_WORK TO BE COMPLETED_
Transcribe the material in full, exactly as written.

------

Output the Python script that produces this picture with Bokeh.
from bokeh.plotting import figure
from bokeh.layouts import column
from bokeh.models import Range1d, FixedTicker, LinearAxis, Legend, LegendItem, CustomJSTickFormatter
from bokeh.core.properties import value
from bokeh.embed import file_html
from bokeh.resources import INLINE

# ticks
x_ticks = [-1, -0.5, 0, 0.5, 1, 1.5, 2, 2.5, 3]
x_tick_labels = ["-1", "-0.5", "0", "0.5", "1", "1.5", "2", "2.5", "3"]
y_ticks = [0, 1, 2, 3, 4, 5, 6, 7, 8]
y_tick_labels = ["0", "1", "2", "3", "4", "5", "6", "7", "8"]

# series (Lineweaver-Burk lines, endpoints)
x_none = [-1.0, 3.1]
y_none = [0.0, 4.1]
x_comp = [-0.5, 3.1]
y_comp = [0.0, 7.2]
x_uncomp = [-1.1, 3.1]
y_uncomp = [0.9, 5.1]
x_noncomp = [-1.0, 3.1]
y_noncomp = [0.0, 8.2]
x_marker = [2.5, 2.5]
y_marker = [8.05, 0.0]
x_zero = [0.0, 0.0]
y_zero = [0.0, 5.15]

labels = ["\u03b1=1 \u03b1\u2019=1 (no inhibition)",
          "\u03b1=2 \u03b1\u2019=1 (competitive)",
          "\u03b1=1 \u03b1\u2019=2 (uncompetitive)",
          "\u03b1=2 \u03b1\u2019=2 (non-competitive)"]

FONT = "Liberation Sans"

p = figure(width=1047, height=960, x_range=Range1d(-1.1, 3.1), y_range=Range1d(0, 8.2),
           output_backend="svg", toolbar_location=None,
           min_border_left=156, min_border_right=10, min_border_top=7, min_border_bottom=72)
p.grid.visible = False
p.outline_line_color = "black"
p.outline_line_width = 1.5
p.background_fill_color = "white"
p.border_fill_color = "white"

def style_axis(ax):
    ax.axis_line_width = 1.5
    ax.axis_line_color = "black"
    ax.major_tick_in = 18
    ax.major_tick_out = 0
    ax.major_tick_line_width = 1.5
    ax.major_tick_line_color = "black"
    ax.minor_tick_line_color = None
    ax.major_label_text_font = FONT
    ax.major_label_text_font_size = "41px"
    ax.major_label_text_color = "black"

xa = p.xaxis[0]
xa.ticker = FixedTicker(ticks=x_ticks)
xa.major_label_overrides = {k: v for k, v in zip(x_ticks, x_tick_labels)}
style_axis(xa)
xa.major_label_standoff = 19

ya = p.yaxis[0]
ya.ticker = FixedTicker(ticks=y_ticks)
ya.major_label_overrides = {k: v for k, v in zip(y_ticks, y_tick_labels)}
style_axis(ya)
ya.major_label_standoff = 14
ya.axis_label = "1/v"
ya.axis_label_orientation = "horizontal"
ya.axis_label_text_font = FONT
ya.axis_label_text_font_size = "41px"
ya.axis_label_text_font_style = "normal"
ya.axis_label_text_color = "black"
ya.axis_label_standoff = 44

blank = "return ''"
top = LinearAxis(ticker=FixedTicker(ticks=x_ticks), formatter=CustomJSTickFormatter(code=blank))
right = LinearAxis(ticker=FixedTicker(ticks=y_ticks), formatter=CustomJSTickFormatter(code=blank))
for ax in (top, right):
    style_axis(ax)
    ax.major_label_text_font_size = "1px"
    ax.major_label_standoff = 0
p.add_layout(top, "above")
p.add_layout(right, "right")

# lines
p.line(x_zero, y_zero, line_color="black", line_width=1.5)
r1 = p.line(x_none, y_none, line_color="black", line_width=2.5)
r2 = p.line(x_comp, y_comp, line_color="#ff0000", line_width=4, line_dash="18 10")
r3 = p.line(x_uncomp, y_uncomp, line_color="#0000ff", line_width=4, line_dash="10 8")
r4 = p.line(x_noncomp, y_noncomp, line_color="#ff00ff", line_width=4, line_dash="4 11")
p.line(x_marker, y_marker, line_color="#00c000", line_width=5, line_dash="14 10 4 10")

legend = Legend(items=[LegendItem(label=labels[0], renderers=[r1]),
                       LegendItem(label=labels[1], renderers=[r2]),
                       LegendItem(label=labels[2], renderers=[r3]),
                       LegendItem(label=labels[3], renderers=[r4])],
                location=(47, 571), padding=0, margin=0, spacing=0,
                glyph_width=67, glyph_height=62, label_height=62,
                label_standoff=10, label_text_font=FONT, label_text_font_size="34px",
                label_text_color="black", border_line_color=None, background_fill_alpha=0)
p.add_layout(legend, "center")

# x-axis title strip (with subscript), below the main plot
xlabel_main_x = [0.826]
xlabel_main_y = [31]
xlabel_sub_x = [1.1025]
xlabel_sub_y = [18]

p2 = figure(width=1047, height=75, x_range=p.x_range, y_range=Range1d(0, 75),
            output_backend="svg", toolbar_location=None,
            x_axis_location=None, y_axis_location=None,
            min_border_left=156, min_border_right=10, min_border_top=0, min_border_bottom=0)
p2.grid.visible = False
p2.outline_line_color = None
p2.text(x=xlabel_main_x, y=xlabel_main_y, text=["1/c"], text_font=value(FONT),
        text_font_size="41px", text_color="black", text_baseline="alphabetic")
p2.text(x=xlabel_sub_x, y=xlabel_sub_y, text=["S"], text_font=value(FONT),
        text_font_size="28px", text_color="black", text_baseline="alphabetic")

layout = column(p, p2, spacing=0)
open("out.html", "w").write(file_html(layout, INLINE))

------

_EXERCISE ANSWER_
Output the Python script that produces this picture with Bokeh.
from bokeh.plotting import figure
from bokeh.layouts import column
from bokeh.models import Range1d, FixedTicker, LinearAxis, Legend, LegendItem, CustomJSTickFormatter
from bokeh.core.properties import value
from bokeh.embed import file_html
from bokeh.resources import INLINE

# ticks
x_ticks = [-1, -0.5, 0, 0.5, 1, 1.5, 2, 2.5, 3]
x_tick_labels = ["-1", "-0.5", "0", "0.5", "1", "1.5", "2", "2.5", "3"]
y_ticks = [0, 1, 2, 3, 4, 5, 6, 7, 8]
y_tick_labels = ["0", "1", "2", "3", "4", "5", "6", "7", "8"]

# series (Lineweaver-Burk lines, endpoints)
x_none = [-1.0, 3.1]
y_none = [0.0, 4.1]
x_comp = [-0.5, 3.1]
y_comp = [0.0, 7.2]
x_uncomp = [-1.1, 3.1]
y_uncomp = [0.9, 5.1]
x_noncomp = [-1.0, 3.1]
y_noncomp = [0.0, 8.2]
x_marker = [2.5, 2.5]
y_marker = [8.05, 0.0]
x_zero = [0.0, 0.0]
y_zero = [0.0, 5.15]

labels = ["\u03b1=1 \u03b1\u2019=1 (no inhibition)",
          "\u03b1=2 \u03b1\u2019=1 (competitive)",
          "\u03b1=1 \u03b1\u2019=2 (uncompetitive)",
          "\u03b1=2 \u03b1\u2019=2 (non-competitive)"]

FONT = "Liberation Sans"

p = figure(width=1047, height=960, x_range=Range1d(-1.1, 3.1), y_range=Range1d(0, 8.2),
           output_backend="svg", toolbar_location=None,
           min_border_left=156, min_border_right=10, min_border_top=7, min_border_bottom=72)
p.grid.visible = False
p.outline_line_color = "black"
p.outline_line_width = 1.5
p.background_fill_color = "white"
p.border_fill_color = "white"

def style_axis(ax):
    ax.axis_line_width = 1.5
    ax.axis_line_color = "black"
    ax.major_tick_in = 18
    ax.major_tick_out = 0
    ax.major_tick_line_width = 1.5
    ax.major_tick_line_color = "black"
    ax.minor_tick_line_color = None
    ax.major_label_text_font = FONT
    ax.major_label_text_font_size = "41px"
    ax.major_label_text_color = "black"

xa = p.xaxis[0]
xa.ticker = FixedTicker(ticks=x_ticks)
xa.major_label_overrides = {k: v for k, v in zip(x_ticks, x_tick_labels)}
style_axis(xa)
xa.major_label_standoff = 19

ya = p.yaxis[0]
ya.ticker = FixedTicker(ticks=y_ticks)
ya.major_label_overrides = {k: v for k, v in zip(y_ticks, y_tick_labels)}
style_axis(ya)
ya.major_label_standoff = 14
ya.axis_label = "1/v"
ya.axis_label_orientation = "horizontal"
ya.axis_label_text_font = FONT
ya.axis_label_text_font_size = "41px"
ya.axis_label_text_font_style = "normal"
ya.axis_label_text_color = "black"
ya.axis_label_standoff = 44

blank = "return ''"
top = LinearAxis(ticker=FixedTicker(ticks=x_ticks), formatter=CustomJSTickFormatter(code=blank))
right = LinearAxis(ticker=FixedTicker(ticks=y_ticks), formatter=CustomJSTickFormatter(code=blank))
for ax in (top, right):
    style_axis(ax)
    ax.major_label_text_font_size = "1px"
    ax.major_label_standoff = 0
p.add_layout(top, "above")
p.add_layout(right, "right")

# lines
p.line(x_zero, y_zero, line_color="black", line_width=1.5)
r1 = p.line(x_none, y_none, line_color="black", line_width=2.5)
r2 = p.line(x_comp, y_comp, line_color="#ff0000", line_width=4, line_dash="18 10")
r3 = p.line(x_uncomp, y_uncomp, line_color="#0000ff", line_width=4, line_dash="10 8")
r4 = p.line(x_noncomp, y_noncomp, line_color="#ff00ff", line_width=4, line_dash="4 11")
p.line(x_marker, y_marker, line_color="#00c000", line_width=5, line_dash="14 10 4 10")

legend = Legend(items=[LegendItem(label=labels[0], renderers=[r1]),
                       LegendItem(label=labels[1], renderers=[r2]),
                       LegendItem(label=labels[2], renderers=[r3]),
                       LegendItem(label=labels[3], renderers=[r4])],
                location=(47, 571), padding=0, margin=0, spacing=0,
                glyph_width=67, glyph_height=62, label_height=62,
                label_standoff=10, label_text_font=FONT, label_text_font_size="34px",
                label_text_color="black", border_line_color=None, background_fill_alpha=0)
p.add_layout(legend, "center")

# x-axis title strip (with subscript), below the main plot
xlabel_main_x = [0.826]
xlabel_main_y = [31]
xlabel_sub_x = [1.1025]
xlabel_sub_y = [18]

p2 = figure(width=1047, height=75, x_range=p.x_range, y_range=Range1d(0, 75),
            output_backend="svg", toolbar_location=None,
            x_axis_location=None, y_axis_location=None,
            min_border_left=156, min_border_right=10, min_border_top=0, min_border_bottom=0)
p2.grid.visible = False
p2.outline_line_color = None
p2.text(x=xlabel_main_x, y=xlabel_main_y, text=["1/c"], text_font=value(FONT),
        text_font_size="41px", text_color="black", text_baseline="alphabetic")
p2.text(x=xlabel_sub_x, y=xlabel_sub_y, text=["S"], text_font=value(FONT),
        text_font_size="28px", text_color="black", text_baseline="alphabetic")

layout = column(p, p2, spacing=0)
open("out.html", "w").write(file_html(layout, INLINE))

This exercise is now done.